Write a one-page handoff template and keep it plain. Most teams only need the goal, likely files or systems, limits and risks, done criteria, and what the next person must verify. Use that template for a few runs before changing it again. Process tweaks need a little time before you can tell whether they help.

Then track the things your team already feels in practice: rework, review time, and bugs that slipped through. If this cuts one review round and saves 20 minutes per task, people notice fast.

A simple rule works well: one person owns planning, one person or model owns coding, and one fresh reviewer or model checks the result in a clean context. That separation sounds strict, but it usually removes more confusion than another round of prompt editing.

If your team relies heavily on AI coding and the results still feel uneven, an outside process review can help. Oleg Sotnikov, through oleg.is, advises startups and small teams on practical AI-assisted development and Fractional CTO workflows. The useful part is not more ceremony. It is building a handoff setup that fits your team, your stack, and the kind of mistakes you actually make.

The best first test is simple: run one recurring task through planning, coding, and verification this week, then compare the result with your usual approach.

Frequently Asked Questions

Why do long AI coding chats go off track?

Long chats drift because they mix planning, coding, review, logs, and old guesses in one place. New details crowd out earlier rules, so the model keeps writing fluent text while it slowly loses the original job.

What is the best way to structure a long engineering task?

Split it into three separate jobs: planning, coding, and verification. Give each step one output, then start each step in a clean context instead of reusing one giant thread.

What should a planning brief include?

Keep the brief short and concrete.

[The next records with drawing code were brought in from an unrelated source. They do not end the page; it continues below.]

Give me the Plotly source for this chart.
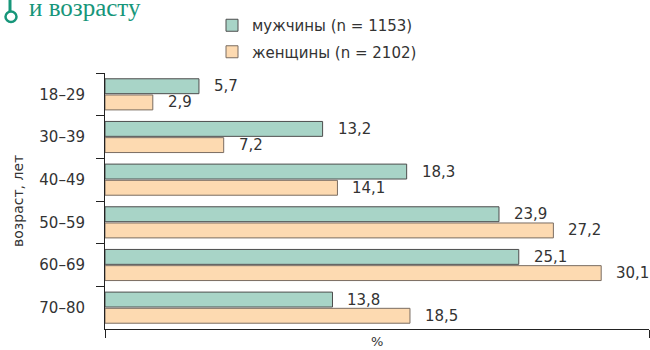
import plotly.graph_objects as go

categories = ["18–29", "30–39", "40–49", "50–59", "60–69", "70–80"]
men = [5.7, 13.2, 18.3, 23.9, 25.1, 13.8]
women = [2.9, 7.2, 14.1, 27.2, 30.1, 18.5]
men_name = "мужчины (n = 1153)"
women_name = "женщины (n = 2102)"

FONT = "DejaVu Sans"
TXT = "#333333"
GREEN = "#a8d4c7"
ORANGE = "#fddab1"

def fmt(v):
    return f"{v:.1f}".replace(".", ",")

fig = go.Figure()
fig.add_trace(go.Bar(
    y=categories, x=men, orientation="h", name=men_name, legendgroup="m",
    marker=dict(color=GREEN, line=dict(color="#4d4d4d", width=1)),
))
fig.add_trace(go.Bar(
    y=categories, x=women, orientation="h", name=women_name, legendgroup="w",
    marker=dict(color=ORANGE, line=dict(color="#7a6d62", width=1)),
))

annotations = []
for c, m, w in zip(categories, men, women):
    annotations.append(dict(x=m, y=c, text=fmt(m), xanchor="left", yanchor="middle",
                            xshift=13, yshift=8, showarrow=False,
                            font=dict(family=FONT, size=15, color=TXT)))
    annotations.append(dict(x=w, y=c, text=fmt(w), xanchor="left", yanchor="middle",
                            xshift=13, yshift=-8, showarrow=False,
                            font=dict(family=FONT, size=15, color=TXT)))

L, R, T, B = 105, 1, 73, 21
PW = 650 - L - R
PH = 350 - T - B

def px(xp):
    return (xp - L) / PW

def py(yp):
    return (350 - B - yp) / PH

annotations.append(dict(xref="paper", yref="paper", x=px(18), y=0.5, text="возраст, лет",
                        textangle=-90, showarrow=False, xanchor="center", yanchor="middle",
                        font=dict(family=FONT, size=14, color=TXT)))
annotations.append(dict(xref="paper", yref="paper", x=0.5, y=py(341), text="%",
                        showarrow=False, xanchor="center", yanchor="middle",
                        font=dict(family=FONT, size=13, color=TXT)))
annotations.append(dict(xref="paper", yref="paper", x=px(27), y=py(23), text="и возрасту",
                        showarrow=False, xanchor="left", yanchor="bottom",
                        font=dict(family="Liberation Serif", size=25, color="#17967a")))

shapes = [
    dict(type="line", xref="paper", yref="paper", x0=px(10), x1=px(10), y0=py(-2), y1=py(11),
         line=dict(color="#17967a", width=3)),
    dict(type="circle", xref="paper", yref="paper", x0=px(5.5), x1=px(16.5), y0=py(11.5), y1=py(22),
         line=dict(color="#17967a", width=2.5), fillcolor="white"),
]

fig.update_layout(
    width=650, height=350,
    margin=dict(l=L, r=R, t=T, b=B),
    paper_bgcolor="white", plot_bgcolor="white",
    barmode="group", bargap=0.24, bargroupgap=0.08,
    font=dict(family=FONT, size=15, color=TXT),
    showlegend=True,
    legend=dict(
        x=px(212), y=py(9), xanchor="left", yanchor="top",
        traceorder="grouped", tracegroupgap=4,
        font=dict(family=FONT, size=15, color=TXT),
        bgcolor="rgba(0,0,0,0)",
    ),
    xaxis=dict(
        range=[0, 33], showgrid=False, zeroline=False,
        showline=True, linecolor="#222222", linewidth=1,
        ticks="outside", ticklen=8, tickcolor="#222222",
        tickvals=[0, 33], showticklabels=False,
    ),
    yaxis=dict(
        autorange="reversed", showgrid=False, zeroline=False,
        showline=True, linecolor="#222222", linewidth=1,
        ticks="outside", ticklen=8, tickcolor="#222222", tickson="boundaries",
        ticklabelstandoff=16,
        tickfont=dict(family=FONT, size=15, color=TXT),
    ),
    annotations=annotations,
    shapes=shapes,
)

fig.write_html("out.html")
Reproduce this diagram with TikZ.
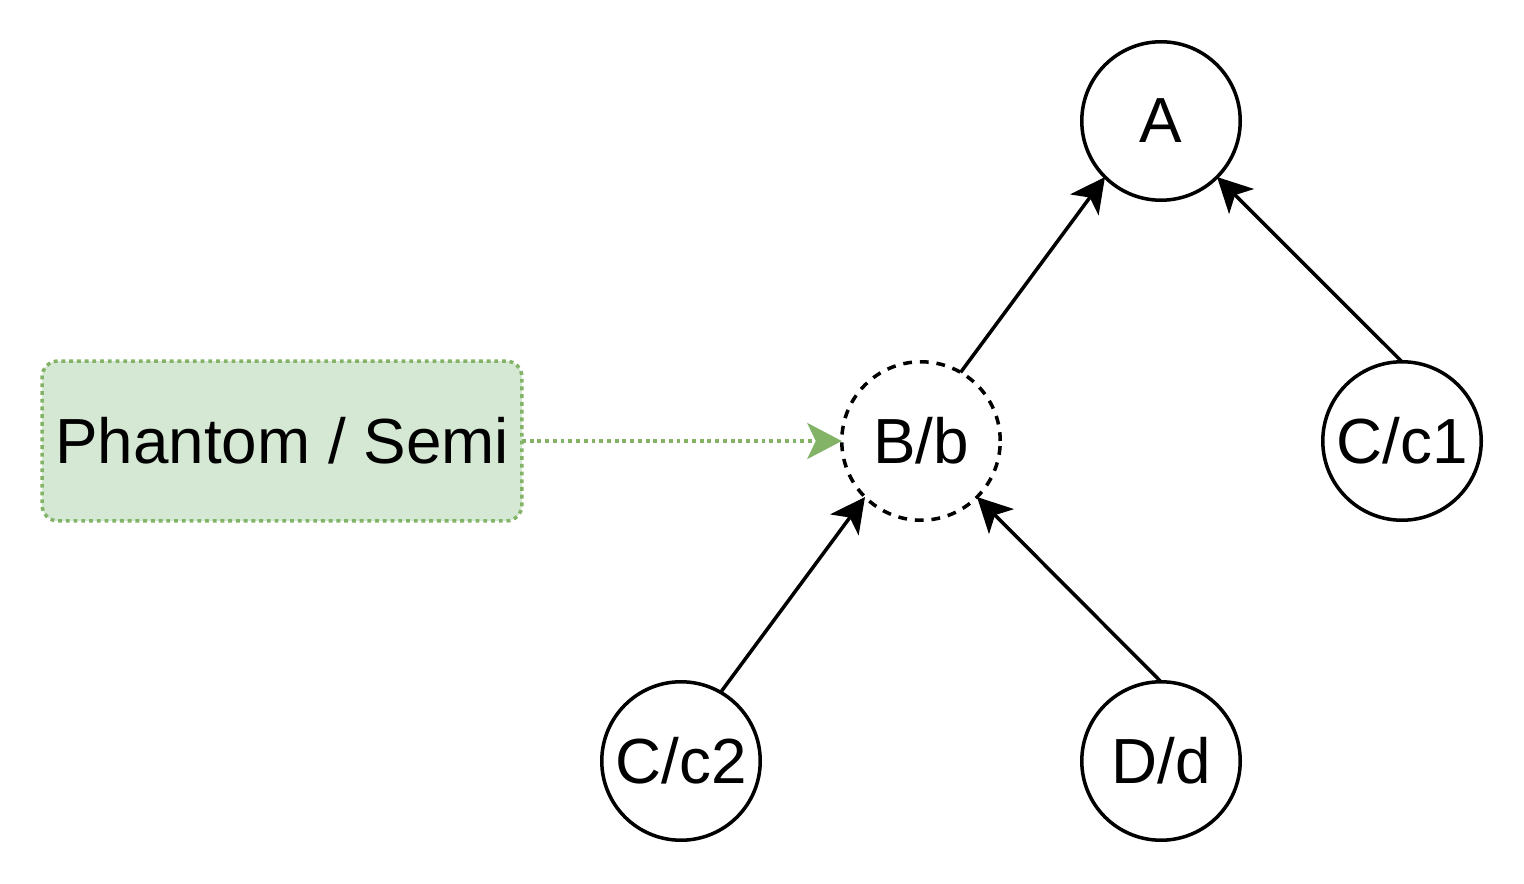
\documentclass[tikz,border=0pt]{standalone}
\usepackage{fontspec}
\setmainfont{Liberation Sans}
\usetikzlibrary{arrows.meta}
\definecolor{gfill}{HTML}{D5E8D4}
\definecolor{gline}{HTML}{82B366}
\begin{document}
\begin{tikzpicture}[x=0.02cm,y=-0.02cm,
  every node/.style={font=\fontsize{36.3}{43}\selectfont, inner sep=0pt, outer sep=0pt},
  vtx/.style={circle, draw=black, line width=2pt, minimum size=3.17cm, fill=white},
  phantomvtx/.style={vtx, dash pattern=on 5pt off 4.5pt},
  notebox/.style={rectangle, rounded corners=0.32cm, draw=gline, fill=gfill, line width=2pt,
    dash pattern=on 2.2pt off 2.2pt, minimum width=9.6cm, minimum height=3.2cm},
  edge/.style={line width=2pt, draw=black, -{Stealth[length=0.69cm, width=0.7cm, inset=0.18cm]}},
  noteedge/.style={line width=2pt, draw=gline, dash pattern=on 2.2pt off 2.2pt,
    -{Stealth[length=0.69cm, width=0.72cm, inset=0.17cm, fill=gline]}}]
\useasboundingbox (0,0) rectangle (1524,884);
\node[vtx] (A) at (1161,121) {A};
\node[phantomvtx] (B) at (921,441) {B/b};
\node[vtx] (C1) at (1402,441) {C/c1};
\node[vtx] (C2) at (681,761) {C/c2};
\node[vtx] (D) at (1161,761) {D/d};
\node[notebox] (P) at (282,441) {Phantom / Semi};
\draw[edge] (B.60) -- (A.225);
\draw[edge] (C1.north) -- (A.315);
\draw[edge] (C2.60) -- (B.225);
\draw[edge] (D.north) -- (B.315);
\draw[noteedge] (P.east) -- (B.west);
\end{tikzpicture}
\end{document}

State the goal, name the files or services involved, spell out constraints, define what done means, and say what must stay untouched.

How detailed should the brief be?

Aim for something a person can reread in under two minutes. If the brief needs a full essay, trim the background and keep only the details that change the work.

Should I give the coding model the full chat history?

No. Pass the brief, the current summary, and the hard constraints instead. Full transcripts drag along stale ideas, rejected options, and noise that push the next run off course.

When should I reset the context?

Reset when the job changes shape. If planning turns into implementation, review starts, new systems enter the task, or the model forgets earlier rules, open a fresh chat and hand over a short note.

What should the coder hand off after making changes?

After each small batch, save a plain note with the files touched, decisions made, tests run, risks left, and open questions. That note gives the next step enough context without dragging along the whole conversation.

How should verification work?

Start review in a fresh context with the brief, the diff, and a short coding note. Check whether the patch solves the requested problem, stays inside scope, and holds up on edge cases instead of trusting the coder's explanation.

How can I tell the handoff process is breaking down?

Watch for diffs that touch more files than the brief allowed, summaries that do not match the code, reviewers who start rewriting the patch, and green tests that still miss the approved behavior. When you see that, stop and reset before more confusion piles up.

Can a small startup team use this without adding too much process?

Yes. Small teams often get the biggest benefit because they lose less time to rework and mixed instructions. Start with one repeatable task, use a simple template, and compare the result with your usual workflow.